Airbus telah diselidiki oleh SFO selama empat tahun atas tuduhan konsultan eksternal yang digunakan oleh perusahaan untuk membayar suap di Sri Lanka, Malaysia, Indonesia, Taiwan, dan Ghana antara 2011 dan 2015. Investigasi ini diluncurkan setelah ditemukan inkonsistensi dalam pengungkapan yang dibuat tentang konsultan eksternal.
"Airbus membayar suap melalui agen di seluruh dunia untuk mendukungnya dan memenangkan kontrak di seluruh dunia. Korupsi seperti ini merusak perdagangan bebas dan pengembangan yang adil dan itu adalah kredit Airbus yang telah mengakui kesalahannya," kata Lisa Osofsky, Direktur SFO.
Dame Victoria Sharp, hakim yang menangani kasus ini, menyebut kasus ini sebagai suap endemik dalam bisnis penjualan pesawat terbang sipil dan militer Airbus.
"Keseriusan tingkat kriminalitas dalam kasus ini hampir tidak perlu dijabarkan. Seperti yang diakui di semua sisi, itu adalah kuburan. Perilaku itu terjadi selama bertahun-tahun. Tidaklah berlebihan untuk menggambarkan penyelidikan yang dimunculkannya di seluruh dunia, meluas ke setiap benua tempat Airbus beroperasi," kata hakim Sharp, dalam sebuah pernyataan.
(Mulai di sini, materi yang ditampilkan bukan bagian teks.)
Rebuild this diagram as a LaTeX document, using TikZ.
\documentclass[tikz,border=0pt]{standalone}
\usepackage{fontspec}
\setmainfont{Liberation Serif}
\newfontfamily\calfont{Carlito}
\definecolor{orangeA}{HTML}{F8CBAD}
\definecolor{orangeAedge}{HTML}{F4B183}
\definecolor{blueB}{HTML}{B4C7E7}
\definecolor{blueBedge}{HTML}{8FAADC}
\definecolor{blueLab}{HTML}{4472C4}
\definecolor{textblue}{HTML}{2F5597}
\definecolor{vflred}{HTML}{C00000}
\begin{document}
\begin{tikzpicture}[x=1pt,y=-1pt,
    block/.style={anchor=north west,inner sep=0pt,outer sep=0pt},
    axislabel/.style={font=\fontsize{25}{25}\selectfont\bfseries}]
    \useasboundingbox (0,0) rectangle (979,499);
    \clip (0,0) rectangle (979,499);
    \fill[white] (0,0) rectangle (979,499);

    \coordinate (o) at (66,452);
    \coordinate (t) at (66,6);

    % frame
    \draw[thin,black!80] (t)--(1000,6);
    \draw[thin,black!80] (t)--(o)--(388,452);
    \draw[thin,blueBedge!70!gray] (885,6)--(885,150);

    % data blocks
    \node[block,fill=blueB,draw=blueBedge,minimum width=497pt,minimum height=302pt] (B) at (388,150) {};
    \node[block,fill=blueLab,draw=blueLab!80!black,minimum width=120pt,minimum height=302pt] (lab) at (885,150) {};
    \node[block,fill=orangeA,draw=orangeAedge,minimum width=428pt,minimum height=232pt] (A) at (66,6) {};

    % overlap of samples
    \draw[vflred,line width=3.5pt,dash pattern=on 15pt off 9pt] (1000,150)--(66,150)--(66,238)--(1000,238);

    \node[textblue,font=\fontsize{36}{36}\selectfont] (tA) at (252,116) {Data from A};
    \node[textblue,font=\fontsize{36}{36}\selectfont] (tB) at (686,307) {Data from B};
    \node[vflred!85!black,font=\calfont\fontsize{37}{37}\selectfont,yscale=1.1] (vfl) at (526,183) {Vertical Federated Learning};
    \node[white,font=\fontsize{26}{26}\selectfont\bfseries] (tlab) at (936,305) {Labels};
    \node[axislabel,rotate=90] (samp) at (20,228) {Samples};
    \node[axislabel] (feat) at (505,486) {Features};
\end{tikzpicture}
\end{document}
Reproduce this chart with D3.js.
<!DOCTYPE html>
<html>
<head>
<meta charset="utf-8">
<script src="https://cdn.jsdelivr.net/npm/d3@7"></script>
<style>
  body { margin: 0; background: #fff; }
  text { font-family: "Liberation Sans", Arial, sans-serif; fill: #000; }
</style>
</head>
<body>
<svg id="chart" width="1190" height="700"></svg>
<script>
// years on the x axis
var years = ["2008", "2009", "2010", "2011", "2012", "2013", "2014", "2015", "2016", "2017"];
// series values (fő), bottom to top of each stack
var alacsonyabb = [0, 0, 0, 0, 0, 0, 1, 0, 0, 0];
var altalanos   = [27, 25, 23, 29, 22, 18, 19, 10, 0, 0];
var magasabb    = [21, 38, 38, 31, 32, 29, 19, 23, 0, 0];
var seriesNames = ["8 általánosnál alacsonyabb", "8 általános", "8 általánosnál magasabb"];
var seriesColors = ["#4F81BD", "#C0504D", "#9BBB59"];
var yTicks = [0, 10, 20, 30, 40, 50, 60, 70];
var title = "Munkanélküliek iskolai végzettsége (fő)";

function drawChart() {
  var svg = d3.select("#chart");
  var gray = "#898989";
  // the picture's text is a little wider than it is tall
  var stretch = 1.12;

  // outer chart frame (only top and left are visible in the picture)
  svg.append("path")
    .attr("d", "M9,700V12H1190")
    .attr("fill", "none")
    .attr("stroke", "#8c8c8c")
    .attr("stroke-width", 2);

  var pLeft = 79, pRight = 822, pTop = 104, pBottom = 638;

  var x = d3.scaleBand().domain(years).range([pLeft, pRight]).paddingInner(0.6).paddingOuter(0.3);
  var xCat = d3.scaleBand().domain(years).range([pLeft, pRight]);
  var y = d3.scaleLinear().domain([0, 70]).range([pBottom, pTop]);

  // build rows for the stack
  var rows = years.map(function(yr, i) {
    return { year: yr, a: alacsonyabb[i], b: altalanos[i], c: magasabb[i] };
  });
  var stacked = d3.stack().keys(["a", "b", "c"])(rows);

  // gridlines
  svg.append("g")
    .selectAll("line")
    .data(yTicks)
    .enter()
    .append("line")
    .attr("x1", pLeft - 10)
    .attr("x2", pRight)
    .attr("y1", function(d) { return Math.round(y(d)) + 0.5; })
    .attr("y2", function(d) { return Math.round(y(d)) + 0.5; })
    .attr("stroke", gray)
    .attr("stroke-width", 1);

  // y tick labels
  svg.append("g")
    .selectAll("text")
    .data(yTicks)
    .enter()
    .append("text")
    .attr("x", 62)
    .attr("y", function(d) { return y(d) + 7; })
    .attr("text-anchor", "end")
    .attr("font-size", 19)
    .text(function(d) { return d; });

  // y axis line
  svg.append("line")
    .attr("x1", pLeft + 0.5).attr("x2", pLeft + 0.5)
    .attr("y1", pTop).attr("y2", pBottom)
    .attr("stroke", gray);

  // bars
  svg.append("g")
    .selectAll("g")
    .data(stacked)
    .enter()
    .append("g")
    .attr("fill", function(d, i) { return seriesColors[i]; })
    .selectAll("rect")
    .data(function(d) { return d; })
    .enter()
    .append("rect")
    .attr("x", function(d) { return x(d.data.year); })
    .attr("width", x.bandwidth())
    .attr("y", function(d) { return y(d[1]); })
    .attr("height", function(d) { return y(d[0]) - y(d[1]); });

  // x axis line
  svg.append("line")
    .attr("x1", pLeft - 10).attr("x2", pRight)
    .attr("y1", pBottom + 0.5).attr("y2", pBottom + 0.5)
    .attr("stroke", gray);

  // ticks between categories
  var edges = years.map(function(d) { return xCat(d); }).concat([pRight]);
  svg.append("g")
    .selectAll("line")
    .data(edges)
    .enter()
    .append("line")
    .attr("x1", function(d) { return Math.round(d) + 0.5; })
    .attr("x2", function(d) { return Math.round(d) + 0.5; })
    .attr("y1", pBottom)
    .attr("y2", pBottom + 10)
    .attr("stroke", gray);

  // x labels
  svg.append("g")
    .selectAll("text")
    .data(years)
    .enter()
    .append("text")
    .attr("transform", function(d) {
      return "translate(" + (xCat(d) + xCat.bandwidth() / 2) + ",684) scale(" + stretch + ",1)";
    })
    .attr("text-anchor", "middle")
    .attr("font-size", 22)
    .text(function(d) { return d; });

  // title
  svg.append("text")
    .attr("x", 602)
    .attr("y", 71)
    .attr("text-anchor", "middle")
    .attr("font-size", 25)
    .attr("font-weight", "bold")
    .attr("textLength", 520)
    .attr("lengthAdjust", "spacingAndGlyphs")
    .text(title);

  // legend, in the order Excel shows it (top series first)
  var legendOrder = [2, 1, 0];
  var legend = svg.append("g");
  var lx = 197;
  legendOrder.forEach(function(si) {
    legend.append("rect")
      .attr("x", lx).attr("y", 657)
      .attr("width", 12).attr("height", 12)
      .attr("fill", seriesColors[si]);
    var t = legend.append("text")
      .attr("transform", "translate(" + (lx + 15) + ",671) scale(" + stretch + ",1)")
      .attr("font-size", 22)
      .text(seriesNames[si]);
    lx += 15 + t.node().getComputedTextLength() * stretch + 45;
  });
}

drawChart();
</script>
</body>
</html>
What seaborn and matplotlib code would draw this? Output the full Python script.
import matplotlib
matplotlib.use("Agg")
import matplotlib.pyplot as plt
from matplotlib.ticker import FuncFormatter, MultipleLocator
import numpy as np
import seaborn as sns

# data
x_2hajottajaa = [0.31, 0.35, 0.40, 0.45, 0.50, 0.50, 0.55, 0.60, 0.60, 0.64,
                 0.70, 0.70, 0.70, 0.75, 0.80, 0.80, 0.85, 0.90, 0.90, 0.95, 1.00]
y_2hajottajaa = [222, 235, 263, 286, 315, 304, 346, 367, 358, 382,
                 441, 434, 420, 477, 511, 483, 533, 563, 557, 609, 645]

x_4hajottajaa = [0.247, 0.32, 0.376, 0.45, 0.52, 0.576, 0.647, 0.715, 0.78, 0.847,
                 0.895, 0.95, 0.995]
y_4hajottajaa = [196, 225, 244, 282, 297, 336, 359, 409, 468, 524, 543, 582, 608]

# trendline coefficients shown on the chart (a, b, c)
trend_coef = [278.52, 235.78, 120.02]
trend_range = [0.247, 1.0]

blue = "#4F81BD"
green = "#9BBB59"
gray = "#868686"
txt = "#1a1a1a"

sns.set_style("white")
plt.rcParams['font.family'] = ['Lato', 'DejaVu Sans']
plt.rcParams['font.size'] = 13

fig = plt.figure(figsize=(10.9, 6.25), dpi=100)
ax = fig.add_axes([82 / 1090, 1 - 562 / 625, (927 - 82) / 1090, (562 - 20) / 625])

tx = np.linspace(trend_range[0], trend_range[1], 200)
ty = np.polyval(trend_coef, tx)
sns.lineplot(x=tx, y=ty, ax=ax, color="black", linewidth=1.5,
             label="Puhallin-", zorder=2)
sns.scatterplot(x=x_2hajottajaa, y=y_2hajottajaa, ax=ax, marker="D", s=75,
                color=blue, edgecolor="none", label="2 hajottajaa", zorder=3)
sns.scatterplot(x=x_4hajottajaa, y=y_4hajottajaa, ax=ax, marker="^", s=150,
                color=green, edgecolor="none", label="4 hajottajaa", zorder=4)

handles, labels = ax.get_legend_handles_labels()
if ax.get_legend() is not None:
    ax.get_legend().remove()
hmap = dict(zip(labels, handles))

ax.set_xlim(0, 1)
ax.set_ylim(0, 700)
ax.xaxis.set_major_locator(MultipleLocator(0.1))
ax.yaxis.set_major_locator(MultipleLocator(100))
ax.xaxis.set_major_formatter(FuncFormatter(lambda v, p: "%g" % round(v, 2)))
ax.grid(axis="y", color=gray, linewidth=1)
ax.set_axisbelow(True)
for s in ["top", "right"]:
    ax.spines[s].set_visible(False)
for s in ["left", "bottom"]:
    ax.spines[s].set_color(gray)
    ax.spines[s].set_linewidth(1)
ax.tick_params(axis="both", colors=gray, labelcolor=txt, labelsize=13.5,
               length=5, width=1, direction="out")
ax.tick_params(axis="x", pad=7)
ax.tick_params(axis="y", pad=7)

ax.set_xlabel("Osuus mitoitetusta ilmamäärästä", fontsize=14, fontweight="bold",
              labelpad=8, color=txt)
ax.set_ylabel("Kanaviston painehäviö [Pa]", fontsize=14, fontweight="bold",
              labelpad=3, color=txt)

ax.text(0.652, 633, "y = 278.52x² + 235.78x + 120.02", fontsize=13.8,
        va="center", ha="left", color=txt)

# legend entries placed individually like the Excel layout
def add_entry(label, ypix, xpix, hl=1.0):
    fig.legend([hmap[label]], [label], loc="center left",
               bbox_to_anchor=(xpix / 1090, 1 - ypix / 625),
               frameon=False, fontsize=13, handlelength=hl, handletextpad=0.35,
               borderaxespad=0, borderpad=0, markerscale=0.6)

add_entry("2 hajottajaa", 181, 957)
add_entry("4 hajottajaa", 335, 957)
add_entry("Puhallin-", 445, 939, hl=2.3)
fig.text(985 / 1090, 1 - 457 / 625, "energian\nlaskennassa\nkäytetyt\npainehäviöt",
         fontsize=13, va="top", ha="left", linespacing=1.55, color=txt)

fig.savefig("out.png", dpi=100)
Kementerian Kehakiman Amerika Serikat akan menerima € 525 juta atau Rp8 triliun dari Airbus sebagai bagian dari uang denda penyelesaian kasus ini. Sedangkan otoritas di Prancis akan menerima € 2,08 miliar atau Rp 31 triliun.
Airbus pada awal pekan ini mengumumkan telah mencapai penyelesaian denda, tetapi tidak merinci ukuran kesepakatan itu. Airbus belum mau berkomentar banyak terkait putusan pengadilan soal denda tersebut, yang terbesar dalam sejarah kasus korupsi.